[sempre de acordo com a antiga ortografia]

quinta-feira, 19 de junho de 2008


Seteais,
estratégias de comunicação

Se, na sequência da intempestiva decisão de encerramento do terreiro de Seteais, necessário fosse prova bastante do manifesto desconforto do Grupo Espírito Santo, encontrá-la-íamos nos sucessivos cartazes que, junto aos portões, tem vindo a colocar desde os primeiros dias da ofensa, evidenciando o modo como a questão foi objecto de alteração da sua estratégia de comunicação pública.

Numa primeira fase, talvez não prevendo que o encerramento daquele espaço fosse susceptível de desencadear a reacção que tive a honra de iniciar logo na primeira semana de Março, o hoteleiro concessionário pendurou dois avisos, cuja secura não podia ser mais patente, através dos quais apenas informava não ser permitido o acesso de pessoas estranhas à obra.

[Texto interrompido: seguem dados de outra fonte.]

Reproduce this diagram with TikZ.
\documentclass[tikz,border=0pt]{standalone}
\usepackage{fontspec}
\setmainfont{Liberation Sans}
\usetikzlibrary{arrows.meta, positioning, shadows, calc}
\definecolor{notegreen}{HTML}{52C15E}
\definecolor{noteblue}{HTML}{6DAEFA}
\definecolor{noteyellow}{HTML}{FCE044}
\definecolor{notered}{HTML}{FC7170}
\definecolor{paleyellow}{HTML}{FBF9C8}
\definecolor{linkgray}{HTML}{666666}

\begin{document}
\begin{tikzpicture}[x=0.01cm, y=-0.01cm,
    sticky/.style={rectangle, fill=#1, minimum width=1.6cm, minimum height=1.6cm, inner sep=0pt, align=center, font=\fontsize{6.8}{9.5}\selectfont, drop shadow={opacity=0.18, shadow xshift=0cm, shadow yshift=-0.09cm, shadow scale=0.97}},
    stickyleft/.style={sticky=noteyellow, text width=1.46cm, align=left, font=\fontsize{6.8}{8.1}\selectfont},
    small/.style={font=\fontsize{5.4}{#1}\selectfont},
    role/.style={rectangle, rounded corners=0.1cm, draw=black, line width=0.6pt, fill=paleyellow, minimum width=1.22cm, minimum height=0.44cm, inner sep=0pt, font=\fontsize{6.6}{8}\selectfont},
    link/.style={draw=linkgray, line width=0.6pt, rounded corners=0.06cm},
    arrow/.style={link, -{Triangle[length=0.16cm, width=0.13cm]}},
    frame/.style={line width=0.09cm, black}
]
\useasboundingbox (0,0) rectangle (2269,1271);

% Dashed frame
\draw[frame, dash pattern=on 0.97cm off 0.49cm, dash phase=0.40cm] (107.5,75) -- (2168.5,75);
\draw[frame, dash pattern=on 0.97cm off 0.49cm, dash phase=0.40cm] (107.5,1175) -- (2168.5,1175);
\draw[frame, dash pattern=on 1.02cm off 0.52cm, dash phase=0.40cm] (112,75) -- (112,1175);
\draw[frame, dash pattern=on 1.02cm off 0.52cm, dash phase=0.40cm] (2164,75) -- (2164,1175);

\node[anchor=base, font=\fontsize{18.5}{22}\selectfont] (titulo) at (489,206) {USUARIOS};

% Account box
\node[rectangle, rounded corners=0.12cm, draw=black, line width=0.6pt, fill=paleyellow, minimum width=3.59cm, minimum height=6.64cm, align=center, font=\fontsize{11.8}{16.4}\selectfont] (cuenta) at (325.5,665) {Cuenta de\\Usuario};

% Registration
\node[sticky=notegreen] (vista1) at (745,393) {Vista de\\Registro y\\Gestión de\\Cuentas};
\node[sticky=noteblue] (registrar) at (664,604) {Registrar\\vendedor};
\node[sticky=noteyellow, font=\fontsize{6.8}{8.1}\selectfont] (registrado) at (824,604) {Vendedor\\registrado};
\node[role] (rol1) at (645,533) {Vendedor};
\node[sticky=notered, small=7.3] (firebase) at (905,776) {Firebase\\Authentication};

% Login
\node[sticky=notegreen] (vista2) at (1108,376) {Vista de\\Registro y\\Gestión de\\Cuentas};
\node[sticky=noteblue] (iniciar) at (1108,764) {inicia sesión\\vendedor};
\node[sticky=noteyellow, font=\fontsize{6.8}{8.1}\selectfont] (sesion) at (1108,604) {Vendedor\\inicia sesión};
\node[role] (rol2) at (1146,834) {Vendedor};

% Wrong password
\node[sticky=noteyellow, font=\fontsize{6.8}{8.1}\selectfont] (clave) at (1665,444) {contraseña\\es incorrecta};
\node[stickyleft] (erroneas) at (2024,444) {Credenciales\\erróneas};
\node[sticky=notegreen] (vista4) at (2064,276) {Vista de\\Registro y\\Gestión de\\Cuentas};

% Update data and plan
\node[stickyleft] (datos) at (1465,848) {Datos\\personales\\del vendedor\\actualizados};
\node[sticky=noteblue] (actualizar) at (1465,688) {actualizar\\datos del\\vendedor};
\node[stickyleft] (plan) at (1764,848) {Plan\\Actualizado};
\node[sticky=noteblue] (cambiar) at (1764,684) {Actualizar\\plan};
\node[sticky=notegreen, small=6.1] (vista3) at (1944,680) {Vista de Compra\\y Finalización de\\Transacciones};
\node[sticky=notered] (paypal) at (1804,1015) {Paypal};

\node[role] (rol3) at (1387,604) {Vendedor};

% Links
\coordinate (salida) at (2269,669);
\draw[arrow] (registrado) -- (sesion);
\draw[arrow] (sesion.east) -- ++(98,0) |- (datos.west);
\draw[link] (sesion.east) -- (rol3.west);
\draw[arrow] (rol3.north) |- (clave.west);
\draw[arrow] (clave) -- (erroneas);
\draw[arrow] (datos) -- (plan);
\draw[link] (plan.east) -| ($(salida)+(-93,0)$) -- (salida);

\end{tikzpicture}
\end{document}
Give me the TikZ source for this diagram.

Seguidamente, apareceu um painel informativo das entidades envolvidas no processo de reabilitação em curso, cuja natureza e características são as habituais em circunstâncias idênticas. Ainda hoje, sensivelmente no mesmo local, permanece a uma tal distância do gradeamento que a compreensão da mensagem é impossível a olho nu. Portanto, como calculam, tive de recorrer ao binóculo…

Tomar nota

Apenas nos deteremos na leitura, já que a interpretação deste dispositivo, embora apetecível, poderia tornar-se fastidiosa e exigiria um espaço inusitado. E, na verdade, não estamos numa aula de semiótica... Passemos ao mínimo dos mínimos. Ocupando a faixa superior, à esquerda, sobre fundo negro e com caracteres brancos, portanto, com solenidade q.b., aparece o cartão de identidade da unidade hoteleira objecto da intervenção em curso (cada /significa mudança de linha):


Tivoli/Collection/Palácio de Seteais/Sintra/Heritage Hotel/cinco estrelas da ordem. À direita, o reforço do retrato local, directo e a cores. Sintomáticas, as designações em língua inglesa, primeiramente, collection e, três linhas abaixo, heritage. Estão a perceber como não se desperdiça a oportunidade de dar a entender aos anglófonos o privilégio de possuir (nós ou o concessionário?) tal património?...

A meio do painel, sobre verde fundo, articulando com o cromatismo do relvado, a identificação do dono da obra, Tivoli/Hotels & Resorts. Nessa mesma média faixa, à esquerda, a identificação da entidade a quem compete a Coordenação/e Fiscalização, ou seja, a Series/ES/Serviços Imobiliários Espírito Santo, S.A. Do lado oposto, portanto, à direita, ficamos a conhecer o logotipo do Empreiteiro Geral/HCI Construções e, também de acordo com a lei vigente, a indicação HCI – Construções, S.A./Alvará de Construção nº 1401.

Na faixa inferior, também dividida em três zonas, identifica-se a Coordenação de Segurança e Ambiente/Tabique/Wellive ao nosso lado esquerdo; na central, os Projectistas PV, Arquitectura, Lda., Procaf/CPF Engenharia, Carlos Lisboa, Lda.,Consultoria de Engenharia; finalmente, no canto inferior direito, a indicação do Acompanhamento Técnico/Igespar, Instituto de Gestão do Património Arquitectónico e Arqueológico, a primeira entidade oficial mencionada.

Significado e significante

Como inequivocamente fica documentado, em parte alguma do painel se deduz a real condição do dono da obra que, na realidade, não passa de um mero concessionário. Não é dono das instalações, não é dono daquele património imobiliário nem, tampouco, da zona de jardins que o envolvem em tão singular enquadramento paisagístico. E haveria algum inconveniente em que tal condição fosse anunciada? Assim como não ficaria mal ao Grupo Espírito Santo a demonstração do privilégio de tal concessão, não acham que também o Estado deveria ter o cuidado de pôr os pontos nos ii?

O que aquele painel comunica à saciedade, é a exuberância de um poderoso grupo económico que, de armas e bagagens, está instalado em Seteais, procedendo a uma grande intervenção que, em termos técnicos, podia ser mas não é supervisionada, podia ser mas não é coordenada, podia ser mas não é fiscalizada por um pobre mas digno Instituto público que, afinal e para todos os efeitos, está reduzido à atitude (ou à actividade?) de um tolerado acompanhamento.

Continuemos. Umas semanas depois, apareceu um outro painel. Corresponde este a uma diferente necessidade de informação, a partir da qual o emissor considerou conveniente abrandar uma postura inicialmente demasiado telegráfica, seca, nada preocupada com a reacção do receptor.